** start Data excerpt **

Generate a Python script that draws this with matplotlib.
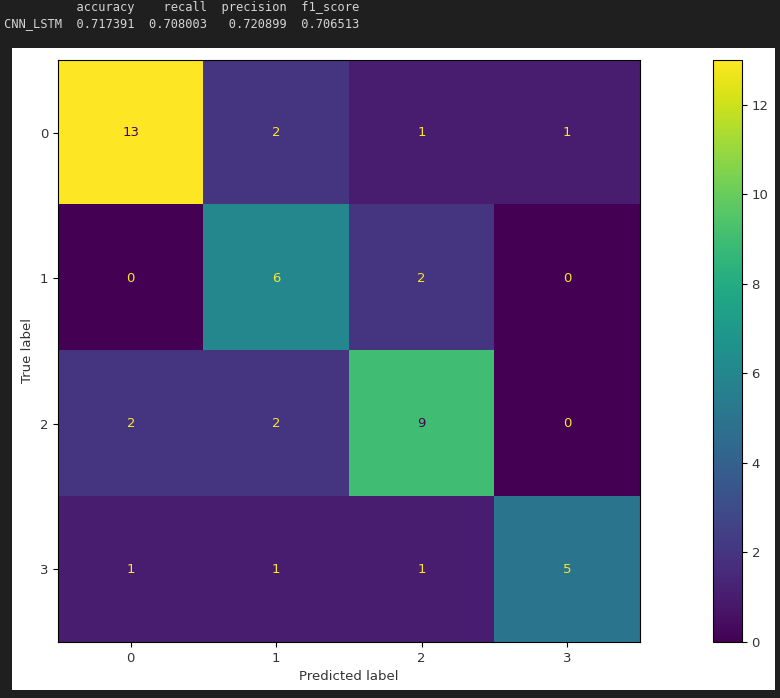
import matplotlib
matplotlib.use("Agg")
import matplotlib.pyplot as plt
import numpy as np

classes = ["0", "1", "2", "3"]
cm = np.array([[13, 2, 1, 1],
               [0, 6, 2, 0],
               [2, 2, 9, 0],
               [1, 1, 1, 5]])
metric_names = ["accuracy", "recall", "precision", "f1_score"]
model_name = "CNN_LSTM"
metric_values = [0.717391, 0.708003, 0.720899, 0.706513]

plt.rcParams["font.size"] = 9.5
plt.rcParams["text.color"] = "#333333"
plt.rcParams["axes.labelcolor"] = "#333333"
plt.rcParams["xtick.labelcolor"] = "#333333"
plt.rcParams["ytick.labelcolor"] = "#333333"

fig = plt.figure(figsize=(7.8, 6.98), dpi=100, facecolor="#1f1f1f")
bg = fig.add_axes([0.0154, 0.0115, 0.978, 0.9195], zorder=-10)
bg.set_facecolor("white")
bg.set_xticks([]); bg.set_yticks([])
for s in bg.spines.values():
    s.set_visible(False)

header = " " * 10 + f"{metric_names[0]:>8s}" + f"{metric_names[1]:>10s}" + \
    f"{metric_names[2]:>11s}" + f"{metric_names[3]:>10s}"
row = f"{model_name}  " + "  ".join(
    [f"{metric_values[0]:.6f}", f"{metric_values[1]:.6f}", f" {metric_values[2]:.6f}", f"{metric_values[3]:.6f}"])
fig.text(0.005, 1 - 8 / 698, header, family="DejaVu Sans Mono", fontsize=8.65,
         color="#d4d4d4", va="center", ha="left")
fig.text(0.005, 1 - 24 / 698, row, family="DejaVu Sans Mono", fontsize=8.65,
         color="#d4d4d4", va="center", ha="left")

ax = fig.add_axes([0.0744, 0.0802, 0.746, 0.834])
cmap = plt.get_cmap("viridis")
im = ax.imshow(cm, cmap=cmap, aspect="auto", vmin=cm.min(), vmax=cm.max())
thresh = (cm.max() + cm.min()) / 2.0
for i in range(cm.shape[0]):
    for j in range(cm.shape[1]):
        color = cmap(0.0) if cm[i, j] > thresh else cmap(1.0)
        ax.text(j, i, str(cm[i, j]), ha="center", va="center", color=color, fontsize=9.5)
ax.set_xticks(range(len(classes)))
ax.set_xticklabels(classes)
ax.set_yticks(range(len(classes)))
ax.set_yticklabels(classes)
ax.set_xlabel("Predicted label")
ax.set_ylabel("True label")

cax = fig.add_axes([0.914, 0.0802, 0.037, 0.834])
cb = fig.colorbar(im, cax=cax)
cb.set_ticks([0, 2, 4, 6, 8, 10, 12])

fig.savefig("out.png", dpi=100, facecolor=fig.get_facecolor())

** end Data excerpt **

Copy the whole of the material above exactly, but not its images.

Generate a Python script that draws this with matplotlib.
import matplotlib
matplotlib.use("Agg")
import matplotlib.pyplot as plt
import numpy as np

classes = ["0", "1", "2", "3"]
cm = np.array([[13, 2, 1, 1],
               [0, 6, 2, 0],
               [2, 2, 9, 0],
               [1, 1, 1, 5]])
metric_names = ["accuracy", "recall", "precision", "f1_score"]
model_name = "CNN_LSTM"
metric_values = [0.717391, 0.708003, 0.720899, 0.706513]

plt.rcParams["font.size"] = 9.5
plt.rcParams["text.color"] = "#333333"
plt.rcParams["axes.labelcolor"] = "#333333"
plt.rcParams["xtick.labelcolor"] = "#333333"
plt.rcParams["ytick.labelcolor"] = "#333333"

fig = plt.figure(figsize=(7.8, 6.98), dpi=100, facecolor="#1f1f1f")
bg = fig.add_axes([0.0154, 0.0115, 0.978, 0.9195], zorder=-10)
bg.set_facecolor("white")
bg.set_xticks([]); bg.set_yticks([])
for s in bg.spines.values():
    s.set_visible(False)

header = " " * 10 + f"{metric_names[0]:>8s}" + f"{metric_names[1]:>10s}" + \
    f"{metric_names[2]:>11s}" + f"{metric_names[3]:>10s}"
row = f"{model_name}  " + "  ".join(
    [f"{metric_values[0]:.6f}", f"{metric_values[1]:.6f}", f" {metric_values[2]:.6f}", f"{metric_values[3]:.6f}"])
fig.text(0.005, 1 - 8 / 698, header, family="DejaVu Sans Mono", fontsize=8.65,
         color="#d4d4d4", va="center", ha="left")
fig.text(0.005, 1 - 24 / 698, row, family="DejaVu Sans Mono", fontsize=8.65,
         color="#d4d4d4", va="center", ha="left")

ax = fig.add_axes([0.0744, 0.0802, 0.746, 0.834])
cmap = plt.get_cmap("viridis")
im = ax.imshow(cm, cmap=cmap, aspect="auto", vmin=cm.min(), vmax=cm.max())
thresh = (cm.max() + cm.min()) / 2.0
for i in range(cm.shape[0]):
    for j in range(cm.shape[1]):
        color = cmap(0.0) if cm[i, j] > thresh else cmap(1.0)
        ax.text(j, i, str(cm[i, j]), ha="center", va="center", color=color, fontsize=9.5)
ax.set_xticks(range(len(classes)))
ax.set_xticklabels(classes)
ax.set_yticks(range(len(classes)))
ax.set_yticklabels(classes)
ax.set_xlabel("Predicted label")
ax.set_ylabel("True label")

cax = fig.add_axes([0.914, 0.0802, 0.037, 0.834])
cb = fig.colorbar(im, cax=cax)
cb.set_ticks([0, 2, 4, 6, 8, 10, 12])

fig.savefig("out.png", dpi=100, facecolor=fig.get_facecolor())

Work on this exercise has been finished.